Chromatography is a separation science.  Headspace gas chromatography tests gases that have evaporated from a liquid into the "headspace" of a testing vial.  The liquid in DUI cases is blood.  A small amount of blood is placed into a vial and capped.  The vial is heated, and volatiles in the blood evaporate into the air immediately above the liquid. Ethanol is a volatile. 

The HS-GC device captures a small amount of the headspace gas and moves the gas into a "column."  A "column" in HS-GC is a long super thin glass tube.  In HS-GC, the headspace gas moves through the "column" and its various components separate from each other.  The time it takes a particular substance to pass through the column identifies the substance.  The amount of the substance is determined by measuring the amount of energy it gives off as it passes through a detector. 

The process involves the following steps:

  1. Collection (blood draw)
  2. Storage
  3. Sample Preparation
  4. Sample Testing

Any mistakes in the four steps can lead to unreliable and/or inaccurate results. 

Gas Chromatography with Mass Spectrometry

Gas Chromatography with Mass Spectrometry (GC-MS) is a related chromatography technique.  Forensic investigators employ it in investigations of fires and explosions, as well as for detecting and identifying drugs. The GC-MS process is capable of detecting very small amounts of chemicals, which makes it useful in these types of investigations.  GC-MS is the most sophisticated drug test available.

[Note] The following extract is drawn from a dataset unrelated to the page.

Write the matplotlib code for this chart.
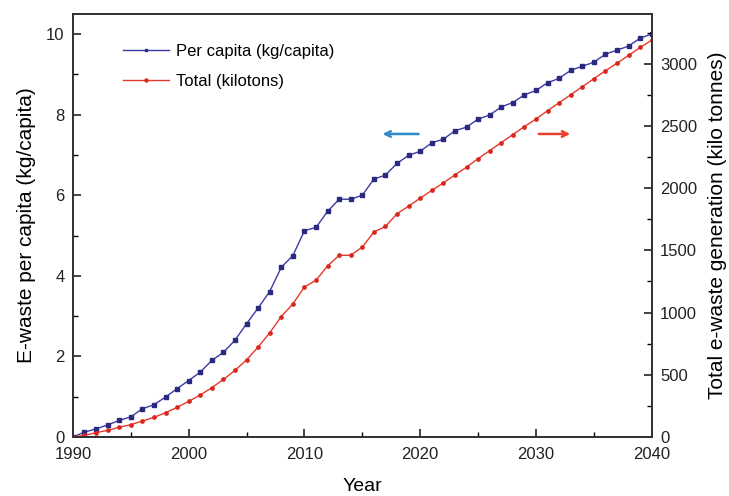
import numpy as np
import matplotlib.pyplot as plt
from matplotlib.ticker import MultipleLocator

plt.rcParams['font.family'] = ['Liberation Sans', 'DejaVu Sans']

# -----------------------
# DATA
# -----------------------
years = list(range(1990, 2041))

per_capita = [0.0, 0.12, 0.2, 0.3, 0.41, 0.5, 0.7, 0.8, 0.99, 1.2,
              1.4, 1.61, 1.9, 2.1, 2.4, 2.81, 3.2, 3.61, 4.21, 4.5,
              5.12, 5.2, 5.6, 5.9, 5.9, 6.0, 6.4, 6.5, 6.79, 6.99,
              7.09, 7.3, 7.39, 7.6, 7.69, 7.89, 7.99, 8.19, 8.3, 8.49,
              8.6, 8.79, 8.9, 9.1, 9.2, 9.3, 9.5, 9.6, 9.7, 9.9,
              10.0]

total_kt = [0, 13, 35, 53, 78, 99, 128, 158, 195, 238,
            286, 337, 396, 462, 535, 620, 722, 837, 968, 1069,
            1205, 1259, 1374, 1460, 1460, 1526, 1647, 1692, 1794, 1855,
            1919, 1981, 2042, 2106, 2168, 2237, 2301, 2366, 2430, 2494,
            2555, 2622, 2686, 2750, 2815, 2879, 2943, 3004, 3066, 3130,
            3189]

blue = '#3b3ba6'
red = '#e8382c'

fig = plt.figure(figsize=(7.29, 4.96), dpi=100)
ax = fig.add_axes([0.100, 0.119, 0.794, 0.853])
ax2 = ax.twinx()

l1, = ax.plot(years, per_capita, color=blue, lw=1.0, marker='s', ms=2.2,
              mfc='#2a2a80', mec='#2a2a80', label='Per capita (kg/capita)')
l2, = ax2.plot(years, total_kt, color=red, lw=1.0, marker='o', ms=2.4,
               mfc='#d8281e', mec='#d8281e', label='Total (kilotons)')

ax.set_xlim(1990, 2040)
ax.set_ylim(0, 10.5)
ax2.set_ylim(0, 3400)

ax.xaxis.set_major_locator(MultipleLocator(10))
ax.xaxis.set_minor_locator(MultipleLocator(5))
ax.yaxis.set_major_locator(MultipleLocator(2))
ax.yaxis.set_minor_locator(MultipleLocator(1))
ax2.yaxis.set_major_locator(MultipleLocator(500))
ax2.yaxis.set_minor_locator(MultipleLocator(250))

for a in (ax, ax2):
    a.tick_params(which='major', direction='in', length=6, width=1.2,
                  labelsize=12, colors='#222222', pad=6)
    a.tick_params(which='minor', direction='in', length=3.5, width=1.0)
    for s in a.spines.values():
        s.set_linewidth(1.3)
        s.set_color('#333333')
ax.tick_params(axis='x', pad=7)

ax.set_xlabel('Year', fontsize=14, labelpad=12)
ax.set_ylabel('E-waste per capita (kg/capita)', fontsize=15, labelpad=7)
ax2.set_ylabel('Total e-waste generation (kilo tonnes)', fontsize=15, labelpad=8)

# direction arrows
ax.annotate('', xy=(2016.5, 7.52), xytext=(2020.1, 7.52),
            arrowprops=dict(arrowstyle='->', color='#2e8ccc', lw=1.8))
ax.annotate('', xy=(2033.2, 7.52), xytext=(2030.0, 7.52),
            arrowprops=dict(arrowstyle='->', color='#e8412f', lw=1.8))

leg = ax.legend(handles=[l1, l2], loc='upper left', bbox_to_anchor=(0.06, 0.965),
                frameon=False, fontsize=12, handlelength=2.8, handletextpad=0.4,
                labelspacing=0.9, markerscale=0.9)

fig.savefig('out.png', dpi=100)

In GC-MS the sample preparation process is more complex than HS-GC.  In HS-GC, the substances of interest can be converted to gas simply by raising the temperature of the sample.  In GC-MS, the substances typically do not easily evaporate, so the sample preparation process must vaporize the sample. Also different is the type of detector used.  In HS-GC a flame ionization detector is used.  This is a fancy way of saying the tested substance is burned.  The amount of energy created in the burning process is measured and used to quantify the substance.  In GC-MS, instead of the simple flame ionization detector, a mass spec detector is used.  The mass spec detector blasts the sample with an electron beam and the sample is then moved into a magnetic tube where the mass spectrometer analyzes the fragments by their mass-to-charge ratios. Analysts are then able to measure the molecular fingerprints against a predetermined standard to determine each distinct compound. Both their retention time relative to the gas chromatography and their mass spectrum identifies the substances.